Security is a big worry for the Internet of Things (IoT). A major part of the problem lies with the operating system (OS) running on these devices, which by its nature is reconfigurable and open for both internal as well as external communications.
According to Per Buer, CEO and co-founder, IncludeOS, the growing use of Linux as an embedded OS is giving it a role for which it is far from perfect. Linux has impressive software and hardware support and supports just about any protocol and any peripheral. Being all dynamic, anything at any time can connect to a Linux system. The result is a massive amount of code and following this a considerable number of potential bugs that could lead to attacks.

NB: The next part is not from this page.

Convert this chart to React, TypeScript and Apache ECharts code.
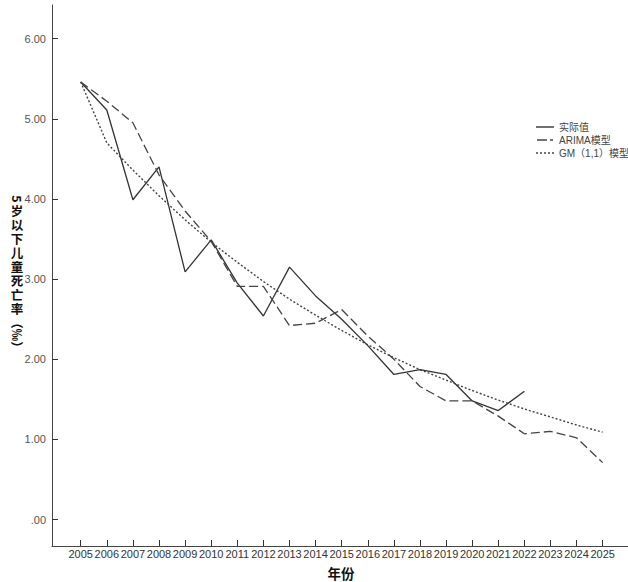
import React, { useEffect, useRef } from "react";
import * as echarts from "echarts";

const years = [2005, 2006, 2007, 2008, 2009, 2010, 2011, 2012, 2013, 2014, 2015, 2016, 2017, 2018, 2019, 2020, 2021, 2022, 2023, 2024, 2025];
const actualValues = [5.46, 5.11, 3.99, 4.40, 3.09, 3.49, 2.95, 2.54, 3.15, 2.79, 2.50, 2.17, 1.81, 1.87, 1.81, 1.48, 1.36, 1.60, null, null, null];
const arimaValues = [5.46, 5.22, 4.95, 4.30, 3.85, 3.47, 2.91, 2.91, 2.42, 2.45, 2.62, 2.29, 2.00, 1.66, 1.48, 1.48, 1.29, 1.07, 1.10, 1.02, 0.71];
const gmValues = [5.46, 4.70, 4.36, 4.04, 3.74, 3.46, 3.21, 2.97, 2.75, 2.55, 2.36, 2.18, 2.02, 1.87, 1.74, 1.61, 1.49, 1.38, 1.28, 1.18, 1.09];
const yTickValues = [0, 1, 2, 3, 4, 5, 6];
const seriesNames = ["实际值", "ARIMA模型", "GM（1,1）模型"];
const xTitle = "年份";
const yTitleHead = "5";
const yTitleBody = ["岁", "以", "下", "儿", "童", "死", "亡", "率"];
const yTitleTail = "（‰）";

const CJK = '"Noto Sans CJK SC", "Liberation Sans", Arial, sans-serif';
const SANS = '"Liberation Sans", "Noto Sans CJK SC", Arial, sans-serif';

const ICON_SOLID = "path://M0,0H18V1.4H0Z";
const ICON_DASH = "path://M0,0H10V1.4H0Z M13,0H16V1.4H13Z";
const ICON_DOT = "path://M0,0H2V1.4H0Z M4,0H6V1.4H4Z M8,0H10V1.4H8Z M12,0H14V1.4H12Z M16,0H18V1.4H16Z";

export default function App() {
  const ref = useRef<HTMLDivElement>(null);
  useEffect(() => {
    if (!ref.current) return;
    const chart = echarts.init(ref.current, null, { renderer: "svg" });
    const pair = (vals: (number | null)[]) => years.map((y, i) => [y, vals[i]]);

    const titleFont = `bold 12.5px ${CJK}`;
    const titleGraphics: any[] = [
      {
        type: "text",
        x: 17,
        y: 199,
        rotation: -Math.PI / 2,
        style: { text: yTitleHead, font: titleFont, fill: "#111", align: "center", verticalAlign: "middle" },
      },
      ...yTitleBody.map((ch, i) => ({
        type: "text",
        x: 17,
        y: 210.5 + i * 14,
        style: { text: ch, font: titleFont, fill: "#111", align: "center", verticalAlign: "middle" },
      })),
      {
        type: "text",
        x: 17,
        y: 335,
        rotation: -Math.PI / 2,
        style: { text: yTitleTail, font: titleFont, fill: "#111", align: "center", verticalAlign: "middle" },
      },
      {
        type: "text",
        x: 341,
        y: 573,
        style: { text: xTitle, font: `bold 13.5px ${CJK}`, fill: "#111", align: "center", verticalAlign: "middle" },
      },
    ];

    chart.setOption({
      animation: false,
      backgroundColor: "#fff",
      grid: { left: 52, right: 0, top: 5, bottom: 36, containLabel: false },
      legend: {
        orient: "vertical",
        left: 531,
        top: 117,
        itemWidth: 18,
        itemHeight: 1.4,
        itemGap: 3,
        textStyle: { fontSize: 10, color: "#444", fontFamily: SANS },
        data: [
          { name: seriesNames[0], icon: ICON_SOLID },
          { name: seriesNames[1], icon: ICON_DASH },
          { name: seriesNames[2], icon: ICON_DOT },
        ],
      },
      xAxis: {
        type: "value",
        min: 2003.9,
        max: 2025.97,
        axisLine: { show: true, onZero: false, lineStyle: { color: "#444", width: 1 } },
        axisTick: { show: true, inside: true, length: 6, customValues: years, lineStyle: { color: "#333" } },
        axisLabel: {
          customValues: years,
          fontSize: 11,
          color: "#333",
          fontFamily: SANS,
          margin: 2,
          formatter: (v: number) => String(Math.round(v)),
        },
        splitLine: { show: false },
      },
      yAxis: {
        type: "value",
        min: -0.33,
        max: 6.42,
        axisLine: { show: true, onZero: false, lineStyle: { color: "#444", width: 1 } },
        axisTick: { show: true, inside: true, length: 6, customValues: yTickValues, lineStyle: { color: "#333" } },
        axisLabel: {
          customValues: yTickValues,
          fontSize: 11,
          color: "#555",
          fontFamily: SANS,
          margin: 6,
          formatter: (v: number) => (v === 0 ? ".00" : v.toFixed(2)),
        },
        splitLine: { show: false },
      },
      graphic: titleGraphics,
      series: [
        {
          name: seriesNames[0],
          type: "line",
          data: pair(actualValues),
          symbol: "none",
          showSymbol: false,
          connectNulls: false,
          lineStyle: { color: "#333", width: 1.3, type: "solid" },
          itemStyle: { color: "#333" },
        },
        {
          name: seriesNames[1],
          type: "line",
          data: pair(arimaValues),
          symbol: "none",
          showSymbol: false,
          lineStyle: { color: "#444", width: 1.3, type: [9, 4] },
          itemStyle: { color: "#444" },
        },
        {
          name: seriesNames[2],
          type: "line",
          data: pair(gmValues),
          symbol: "none",
          showSymbol: false,
          lineStyle: { color: "#444", width: 1.4, type: [2, 2] },
          itemStyle: { color: "#444" },
        },
      ],
    });
    return () => chart.dispose();
  }, []);
  return <div ref={ref} style={{ position: "absolute", left: 0, top: 0, width: 628, height: 582 }} />;
}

IncludeOS offers a better solution. The company has created an open-source OS that links into the application at compile time, resulting in one software image where the OS functionality is inside the application and running directly on top of the hardware.
The IncludeOS approach links only the OS functionality that the application needs into the binary software image, thus reducing both its possible attack surfaces and size. Thus, this approach is normally termed a ‘library OS’.
IncludeOS runs in a single address space, so there are neither inter-process communications nor concepts like kernel space and user space, making it a unikernel OS, and together these concepts give the architecture some very different characteristics in comparison with the traditional OS.
But the most important feature is security. As Linux and most other operating systems are designed to be general-purpose OS with long lifespans on different hardware platforms, they are reconfigurable, making them vulnerable to malicious misuse by an attacker.